I was a few days out from a blog deadline, which meant that the theme of “checking for understanding” creeps into my sensemaking of everything I was encountering.  What was this if not a perfect example of a celebratory performance based assessment, perfectly differentiated for the skill of every learner? Each lap a kid made, a new revelation popped into my head that made me rethink my own design of senior level English:

  • Make sure the vehicle fits, the right bike for each kid: The size and fit of each vehicle varied wildly. There were balance bikes, tricycles, tall bikes with training wheels, and a few big kid bikes with NO training wheels (hello future athlete).  Meredith noticed that a few friends weren’t set up for success.  Their training wheels actually were exceedingly wobbly, which made those track curves tricky.  All I could think about was in what ways are my assessments setting ALL kids up for success? And what ways am I inadvertently setting up some students for failure?
  • Build in protection:   Did you guys know how cute helmets have gotten? They are basically now costume attire, offering mohawks, dinosaur heads, unicorn equipment, and on and on.  Style matters for SURE for the fun factor, but fit matters most of all for our young ones. How can I ensure my students are protected as we encounter new ideas, failures, and successes? 
  • Go at the speed you want: How often do I let my students choose the speed they take with the material I teach? (Quick answer- almost never.) I almost always prioritize an empty sense of urgency, which works for my skilled kiddos, but throws the ones that need more time off.  How can I create a learning atmosphere that has room for all different speeds? Can the track of my class hold both that little guy carreening around on his two wheels big boy bike AND the little one super terrified to move faster than a snail’s pace on his balance bike? 
  • Provide public celebration and encouragement: What better set up is there than more advanced folks who can cheer us on our learning journey? What audiences can I provide for my students?
  • Look ahead to a thing to come: How can I carve out ways to create anticipated excitement for what is to come in my class or division? Those two-year-olds were decidedly CAPTIVATED!
  • Teach/assess real life things that will follow them forever: Perhaps most importantly of all, this pedal celebration was celebrating a skill that is not simply relegated to artificial classroom spaces.  Riding a bike is a lifelong thing that will enrich their lives forever. How often do I stop and ask myself: how will this skill benefit my students for the rest of their lives? (Note: I recently did ask myself a version of this question and it pushed me to reconfigure a free reading assignment accordingly.) 
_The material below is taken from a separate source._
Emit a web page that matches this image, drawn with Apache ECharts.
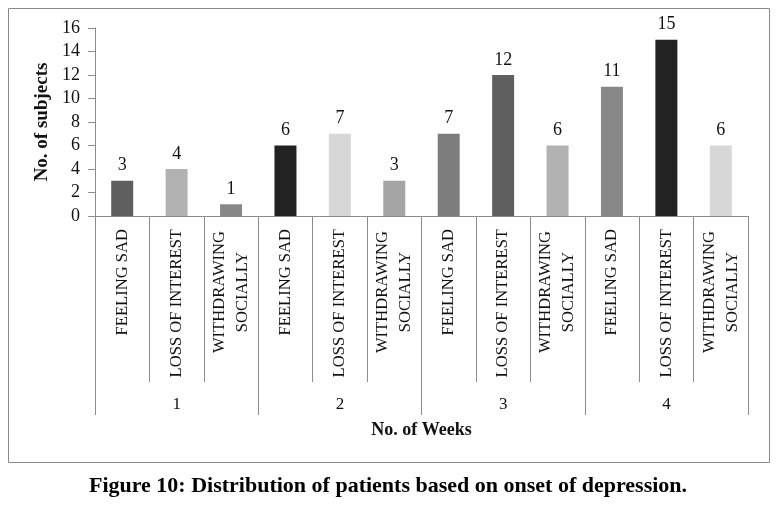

Before I end this blog, I want to share an interaction I had right smack dab in the middle of the race: 

A little boy on a small balance bike saw me and pulled over. 


“I’m scared,” he said, “In fact, I think this is the scariest thing I’ve ever done in my life.”

“Why, buddy? What’s scary?”

“This crowd! I don’t know these people! I don’t like it when people whose names I don’t know are yelling at me.”

“Oh but they aren’t yelling at you! They are cheering you on.”

“Still, I don’t like it.  And I don’t like that I have a balance bike.  I want a different bike.”

“Oh I get that.  Maybe when you grow out of this bike you can ask your family for a new kind. Maybe you can get ideas of bikes you like by looking at all of them here today.”

Slight nod

“Do you think you can do just one more lap? I’ll be here waiting in the same place.”

Chin set in bravery. “Yes.  I’ll be right back.”

He took off around the curve with the confidence of a fish swimming in the ocean, legs flying in perfect rhythm.  

I’m glad James reminded me of this.  Showing what we can do is scary, most of all to folks we don’t have close relationships with.  And it’s pretty tough when we do it publicly and can see how we stack up with our peers.  These two things should shape how I design each and every assessment. 

But also being scared is part of the point.  And pushing ourselves to do one more lap in the face of that fear and surprising ourself with our own speed . . . . that’s part of the point, too.